* Work required: Copy out the whole listing exactly as written, leaving the pictures behind.

______

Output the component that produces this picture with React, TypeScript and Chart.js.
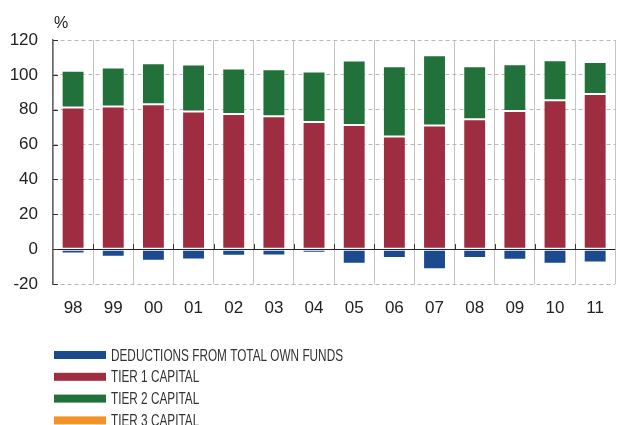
import React, { useEffect, useRef } from 'react';
import { Chart, registerables } from 'chart.js';
Chart.register(...registerables);

const categories = ['98', '99', '00', '01', '02', '03', '04', '05', '06', '07', '08', '09', '10', '11'];
const deductions = [-2.5, -4.4, -6.7, -5.9, -3.8, -3.6, -2.1, -8.4, -5.1, -11.6, -5.1, -6.1, -8.4, -7.6];
const tier1 = [81.3, 81.9, 83.2, 79.0, 77.5, 76.2, 73.0, 71.3, 64.7, 70.9, 74.5, 79.3, 85.5, 89.0];
const tier2 = [21.0, 22.3, 23.5, 26.9, 26.1, 27.0, 28.9, 36.9, 40.3, 40.4, 30.5, 26.8, 22.9, 18.4];
const tier3 = [0, 0, 0, 0, 0, 0, 0, 0, 0, 0, 0, 0, 0, 0];
const yMin = -20;
const yMax = 120;
const yStep = 20;
const unitLabel = '%';

const COLORS = {
  deductions: '#1b4a8e',
  tier1: '#9f2d41',
  tier2: '#22703a',
  tier3: '#f39325',
};

const legendItems = [
  { label: 'DEDUCTIONS FROM TOTAL OWN FUNDS', color: COLORS.deductions },
  { label: 'TIER 1 CAPITAL', color: COLORS.tier1 },
  { label: 'TIER 2 CAPITAL', color: COLORS.tier2 },
  { label: 'TIER 3 CAPITAL', color: COLORS.tier3 },
];

const overlayPlugin = {
  id: 'overlay',
  afterDatasetsDraw(chart: any) {
    const { ctx, chartArea, scales } = chart;
    const x = scales.x;
    const y = scales.y;
    const y0 = y.getPixelForValue(0);
    ctx.save();
    ctx.strokeStyle = '#222';
    ctx.lineWidth = 1;
    ctx.beginPath();
    ctx.moveTo(chartArea.left, Math.round(y0) + 0.5);
    ctx.lineTo(chartArea.right, Math.round(y0) + 0.5);
    ctx.stroke();
    const w = (x.right - x.left) / categories.length;
    ctx.strokeStyle = '#333';
    ctx.beginPath();
    for (let i = 1; i < categories.length; i++) {
      const bx = Math.round(x.left + i * w) + 0.5;
      ctx.moveTo(bx, y0);
      ctx.lineTo(bx, y0 - 5);
    }
    // y tick marks pointing into plot
    y.ticks.forEach((t: any) => {
      const py = Math.round(y.getPixelForValue(t.value)) + 0.5;
      ctx.moveTo(chartArea.left, py);
      ctx.lineTo(chartArea.left + 5, py);
    });
    ctx.stroke();
    ctx.restore();
  },
  afterDraw(chart: any) {
    const { ctx, chartArea } = chart;
    ctx.save();
    ctx.fillStyle = '#222';
    ctx.font = '16px "Liberation Sans", Arial, sans-serif';
    ctx.textBaseline = 'alphabetic';
    ctx.textAlign = 'left';
    ctx.fillText(unitLabel, chartArea.left + 1, 28);
    ctx.font = '16.5px "Liberation Sans", Arial, sans-serif';
    const sx = 232 / ctx.measureText(legendItems[0].label).width;
    legendItems.forEach((item, i) => {
      const cy = 355 + i * 21.8;
      ctx.fillStyle = item.color;
      ctx.fillRect(chartArea.left + 1, cy - 4, 52, 8);
      ctx.fillStyle = '#333';
      ctx.textBaseline = 'middle';
      ctx.save();
      ctx.translate(chartArea.left + 58, cy + 1);
      ctx.scale(sx, 1);
      ctx.fillText(item.label, 0, 0);
      ctx.restore();
    });
    ctx.restore();
  },
};

export default function App() {
  const ref = useRef<HTMLCanvasElement>(null);
  useEffect(() => {
    document.body.style.margin = '0';
    const canvas = ref.current;
    if (!canvas) return;
    const barOpts = {
      borderWidth: 1,
      borderColor: 'rgba(255,255,255,0.45)',
      barPercentage: 0.57,
      categoryPercentage: 1,
      borderSkipped: false,
    };
    const chart = new Chart(canvas, {
      type: 'bar',
      data: {
        labels: categories,
        datasets: [
          { label: 'TIER 1 CAPITAL', data: tier1, backgroundColor: COLORS.tier1, ...barOpts },
          { label: 'TIER 2 CAPITAL', data: tier2, backgroundColor: COLORS.tier2, ...barOpts },
          { label: 'TIER 3 CAPITAL', data: tier3, backgroundColor: COLORS.tier3, ...barOpts, borderWidth: 0 },
          { label: 'DEDUCTIONS FROM TOTAL OWN FUNDS', data: deductions, backgroundColor: COLORS.deductions, ...barOpts },
        ],
      } as any,
      options: {
        responsive: false,
        animation: false,
        layout: { padding: { top: 40, left: 0, right: 0, bottom: 0 } },
        plugins: { legend: { display: false }, tooltip: { enabled: false } },
        scales: {
          x: {
            stacked: true,
            offset: true,
            grid: { offset: true, color: '#c4c4c4', lineWidth: 1, drawTicks: false },
            border: { display: false },
            ticks: { color: '#222', font: { size: 17, family: '"Liberation Sans", Arial, sans-serif' }, padding: 14 },
            afterFit: (axis: any) => { axis.height = 141; },
          },
          y: {
            stacked: true,
            min: yMin,
            max: yMax,
            ticks: {
              stepSize: yStep,
              color: '#222',
              padding: 15,
              font: { size: 17, family: '"Liberation Sans", Arial, sans-serif' },
            },
            grid: {
              drawTicks: false,
              color: (c: any) => (c.tick && c.tick.value === 0 ? 'rgba(0,0,0,0)' : '#b8b8b8'),
            },
            border: { display: true, color: '#666', width: 1.5, dash: [4, 3] },
            afterFit: (axis: any) => { axis.width = 53; },
          },
        },
      } as any,
      plugins: [overlayPlugin],
    });
    return () => chart.destroy();
  }, []);
  return <canvas ref={ref} width={618} height={425} style={{ display: 'block' }} />;
}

______

* Written answer:
Output the component that produces this picture with React, TypeScript and Chart.js.
import React, { useEffect, useRef } from 'react';
import { Chart, registerables } from 'chart.js';
Chart.register(...registerables);

const categories = ['98', '99', '00', '01', '02', '03', '04', '05', '06', '07', '08', '09', '10', '11'];
const deductions = [-2.5, -4.4, -6.7, -5.9, -3.8, -3.6, -2.1, -8.4, -5.1, -11.6, -5.1, -6.1, -8.4, -7.6];
const tier1 = [81.3, 81.9, 83.2, 79.0, 77.5, 76.2, 73.0, 71.3, 64.7, 70.9, 74.5, 79.3, 85.5, 89.0];
const tier2 = [21.0, 22.3, 23.5, 26.9, 26.1, 27.0, 28.9, 36.9, 40.3, 40.4, 30.5, 26.8, 22.9, 18.4];
const tier3 = [0, 0, 0, 0, 0, 0, 0, 0, 0, 0, 0, 0, 0, 0];
const yMin = -20;
const yMax = 120;
const yStep = 20;
const unitLabel = '%';

const COLORS = {
  deductions: '#1b4a8e',
  tier1: '#9f2d41',
  tier2: '#22703a',
  tier3: '#f39325',
};

const legendItems = [
  { label: 'DEDUCTIONS FROM TOTAL OWN FUNDS', color: COLORS.deductions },
  { label: 'TIER 1 CAPITAL', color: COLORS.tier1 },
  { label: 'TIER 2 CAPITAL', color: COLORS.tier2 },
  { label: 'TIER 3 CAPITAL', color: COLORS.tier3 },
];

const overlayPlugin = {
  id: 'overlay',
  afterDatasetsDraw(chart: any) {
    const { ctx, chartArea, scales } = chart;
    const x = scales.x;
    const y = scales.y;
    const y0 = y.getPixelForValue(0);
    ctx.save();
    ctx.strokeStyle = '#222';
    ctx.lineWidth = 1;
    ctx.beginPath();
    ctx.moveTo(chartArea.left, Math.round(y0) + 0.5);
    ctx.lineTo(chartArea.right, Math.round(y0) + 0.5);
    ctx.stroke();
    const w = (x.right - x.left) / categories.length;
    ctx.strokeStyle = '#333';
    ctx.beginPath();
    for (let i = 1; i < categories.length; i++) {
      const bx = Math.round(x.left + i * w) + 0.5;
      ctx.moveTo(bx, y0);
      ctx.lineTo(bx, y0 - 5);
    }
    // y tick marks pointing into plot
    y.ticks.forEach((t: any) => {
      const py = Math.round(y.getPixelForValue(t.value)) + 0.5;
      ctx.moveTo(chartArea.left, py);
      ctx.lineTo(chartArea.left + 5, py);
    });
    ctx.stroke();
    ctx.restore();
  },
  afterDraw(chart: any) {
    const { ctx, chartArea } = chart;
    ctx.save();
    ctx.fillStyle = '#222';
    ctx.font = '16px "Liberation Sans", Arial, sans-serif';
    ctx.textBaseline = 'alphabetic';
    ctx.textAlign = 'left';
    ctx.fillText(unitLabel, chartArea.left + 1, 28);
    ctx.font = '16.5px "Liberation Sans", Arial, sans-serif';
    const sx = 232 / ctx.measureText(legendItems[0].label).width;
    legendItems.forEach((item, i) => {
      const cy = 355 + i * 21.8;
      ctx.fillStyle = item.color;
      ctx.fillRect(chartArea.left + 1, cy - 4, 52, 8);
      ctx.fillStyle = '#333';
      ctx.textBaseline = 'middle';
      ctx.save();
      ctx.translate(chartArea.left + 58, cy + 1);
      ctx.scale(sx, 1);
      ctx.fillText(item.label, 0, 0);
      ctx.restore();
    });
    ctx.restore();
  },
};

export default function App() {
  const ref = useRef<HTMLCanvasElement>(null);
  useEffect(() => {
    document.body.style.margin = '0';
    const canvas = ref.current;
    if (!canvas) return;
    const barOpts = {
      borderWidth: 1,
      borderColor: 'rgba(255,255,255,0.45)',
      barPercentage: 0.57,
      categoryPercentage: 1,
      borderSkipped: false,
    };
    const chart = new Chart(canvas, {
      type: 'bar',
      data: {
        labels: categories,
        datasets: [
          { label: 'TIER 1 CAPITAL', data: tier1, backgroundColor: COLORS.tier1, ...barOpts },
          { label: 'TIER 2 CAPITAL', data: tier2, backgroundColor: COLORS.tier2, ...barOpts },
          { label: 'TIER 3 CAPITAL', data: tier3, backgroundColor: COLORS.tier3, ...barOpts, borderWidth: 0 },
          { label: 'DEDUCTIONS FROM TOTAL OWN FUNDS', data: deductions, backgroundColor: COLORS.deductions, ...barOpts },
        ],
      } as any,
      options: {
        responsive: false,
        animation: false,
        layout: { padding: { top: 40, left: 0, right: 0, bottom: 0 } },
        plugins: { legend: { display: false }, tooltip: { enabled: false } },
        scales: {
          x: {
            stacked: true,
            offset: true,
            grid: { offset: true, color: '#c4c4c4', lineWidth: 1, drawTicks: false },
            border: { display: false },
            ticks: { color: '#222', font: { size: 17, family: '"Liberation Sans", Arial, sans-serif' }, padding: 14 },
            afterFit: (axis: any) => { axis.height = 141; },
          },
          y: {
            stacked: true,
            min: yMin,
            max: yMax,
            ticks: {
              stepSize: yStep,
              color: '#222',
              padding: 15,
              font: { size: 17, family: '"Liberation Sans", Arial, sans-serif' },
            },
            grid: {
              drawTicks: false,
              color: (c: any) => (c.tick && c.tick.value === 0 ? 'rgba(0,0,0,0)' : '#b8b8b8'),
            },
            border: { display: true, color: '#666', width: 1.5, dash: [4, 3] },
            afterFit: (axis: any) => { axis.width = 53; },
          },
        },
      } as any,
      plugins: [overlayPlugin],
    });
    return () => chart.destroy();
  }, []);
  return <canvas ref={ref} width={618} height={425} style={{ display: 'block' }} />;
}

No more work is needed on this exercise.